This is a fair comment if you're intending to use the plane a couple of times. I put in the time commentary because I'm setting this plane up once, and more from maker's fascination will track how much it moves. It probably won't move much.PS I had a look at the Nelson plane thread. If I was desperate enough to want to use it wouldn't have bothered with all that flattening of the pitted edge I would
The amount of time I spent on the iron, an extra two or three minutes to work most of the pitting out, will be recovered in a half dozen sharpening sessions and length of time between sharpenings. The illustration of that in five minutes is also a matter of "I need to take a shortcut" reasoning vs. "I need to buy a special stone for this". No, a $20 glass shelf and $2 worth of PSA roll will do this, but it'll do several dozen chisels before I need to change it, and a bunch of other things.
And there's no reason to come up short. What you don't see beforehand is deep pitting right in the apex and on the bevel side (which needed to be squared to set to the cap iron - i wouldn't do it if it didn't need it). The reality is you would have spent more time than I did in both of these - on the bevel side, needing to take a couple of hundredths off of the iron (Which is a LOT) was aided by a ceramic belt grinder. total time on all of it was about 10 minutes. It's good for life now and will plane anything without ever clogging.

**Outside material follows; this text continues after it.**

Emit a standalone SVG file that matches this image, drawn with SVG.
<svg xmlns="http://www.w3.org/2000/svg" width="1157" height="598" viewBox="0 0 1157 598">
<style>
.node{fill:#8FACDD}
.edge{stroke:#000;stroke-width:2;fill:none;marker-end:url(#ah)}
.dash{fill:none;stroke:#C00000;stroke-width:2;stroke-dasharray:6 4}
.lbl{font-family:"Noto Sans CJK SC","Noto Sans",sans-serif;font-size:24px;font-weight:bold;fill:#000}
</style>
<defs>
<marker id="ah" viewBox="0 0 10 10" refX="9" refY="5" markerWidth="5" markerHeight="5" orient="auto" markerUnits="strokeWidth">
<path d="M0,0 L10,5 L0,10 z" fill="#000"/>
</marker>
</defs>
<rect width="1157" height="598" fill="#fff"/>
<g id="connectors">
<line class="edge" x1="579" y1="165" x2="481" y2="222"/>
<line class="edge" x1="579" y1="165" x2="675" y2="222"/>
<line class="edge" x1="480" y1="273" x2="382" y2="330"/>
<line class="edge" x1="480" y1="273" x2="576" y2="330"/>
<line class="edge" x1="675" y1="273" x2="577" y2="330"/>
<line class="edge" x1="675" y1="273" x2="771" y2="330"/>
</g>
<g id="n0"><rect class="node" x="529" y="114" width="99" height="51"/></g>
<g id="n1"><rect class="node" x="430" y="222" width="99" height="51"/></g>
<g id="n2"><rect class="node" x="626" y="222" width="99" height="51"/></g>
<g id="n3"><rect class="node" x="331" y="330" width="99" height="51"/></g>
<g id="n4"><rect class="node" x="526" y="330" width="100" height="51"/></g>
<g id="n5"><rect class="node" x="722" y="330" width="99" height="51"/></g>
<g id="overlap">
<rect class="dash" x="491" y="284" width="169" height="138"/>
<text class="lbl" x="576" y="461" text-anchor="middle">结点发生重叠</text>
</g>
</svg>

All of these little bits are easily glossed over as "that's rabbit hole". it's bad advice. A better question is how can I do that well and quickly and only once. Shortcut applies if the answer to that question is "you can't, you can shortcut quickly or take a long time".
You couldn't have ground the pitting out of this iron and squared it in ten minutes by hand, let alone had it sharp (add about 3 minutes to the 10 above for finishing the job after flattening and correcting the bevel and setting the cap edge).